The reason for going through this brief overview is that it’s easier, in my opinion, to show the Trinity from the Bible than it is to try and explain what the Trinity is. While it is tempting to use an analogy, you don’t want to end up like St. Patrick.
While it may take significantly more time to take people through the Scriptures to show where and why we believe the Trinity, it does them a greater service, because all attempts at analogies end up not teaching the totality of the truth. In order to help people understand the Trinity, I have often used a simple diagram like this one to help illustrate the basic idea.
However, ultimately, you always want to get back to the Scriptures. Familiarizing yourself with just a few of these passages will help you when you are talking with people of different religions, especially Mormonism, Jehovah’s Witnesses, and Muslims. The reason for this is that all three of these religions deny the Trinity. Particularly, they will deny that Jesus is God. In Islam, Jesus is merely a prophet of Allah. In Jehovah’s Witness belief, Jesus is actually Michael the Archangel. In Mormonism, Jesus is a god, and while they are comfortable in equating Him with Jehovah in the Old Testament, they would not say that He is Elohim (their name for God the Father).
While I’m sure we will get to each of these different religions in their own post, I want to make a quick mention on tactics. If you are talking to a Jehovah’s Witness, and you try to go to John 1:1 as a proof of the divinity of Christ, you will be tripped up by the fact that their translation (New World Translation) inserts the article “a” so that the Word was a God. Instead, what you should do is go back to the Psalm 45:6 & Hebrews 1:8 connection. The reason for this is that they will gladly admit that the Psalms passage is referring only to Jehovah (their name for God the Father) and the passage in Hebrews can only refer to God the Son. However, in the notes in their own translation, the Hebrews passage will be linked back to the Psalms passage.

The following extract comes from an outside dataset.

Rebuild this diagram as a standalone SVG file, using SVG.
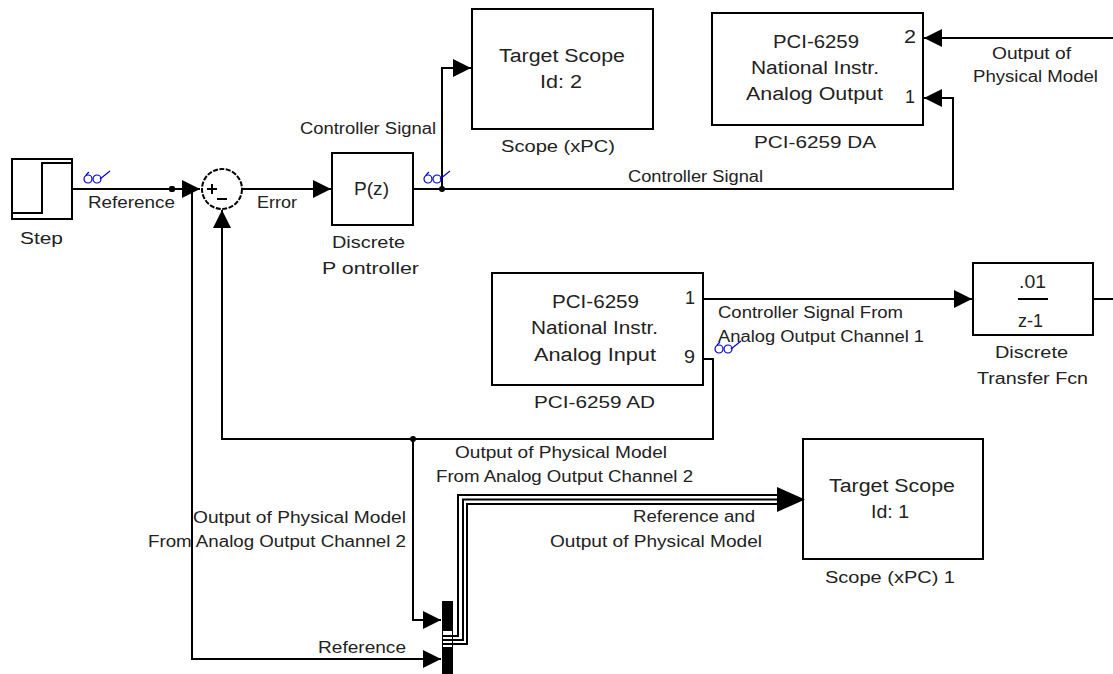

Interestingly, you can use this same connection with a Mormon as well. The reason for this is because the word used to translate “God” in the Psalms passage is Elohim. As Christians, we know that Jehovah and Elohim are actually our terms that the people of these different religions are using, so we certainly aren’t afraid of them, and they are all referring to the glorious truth of the divinity of Christ! It’s a powerful testament to the truth of the Christian worldview. Hopefully this will help you out in your understanding of this foundational doctrine, and how to apply it in apologetics conversations.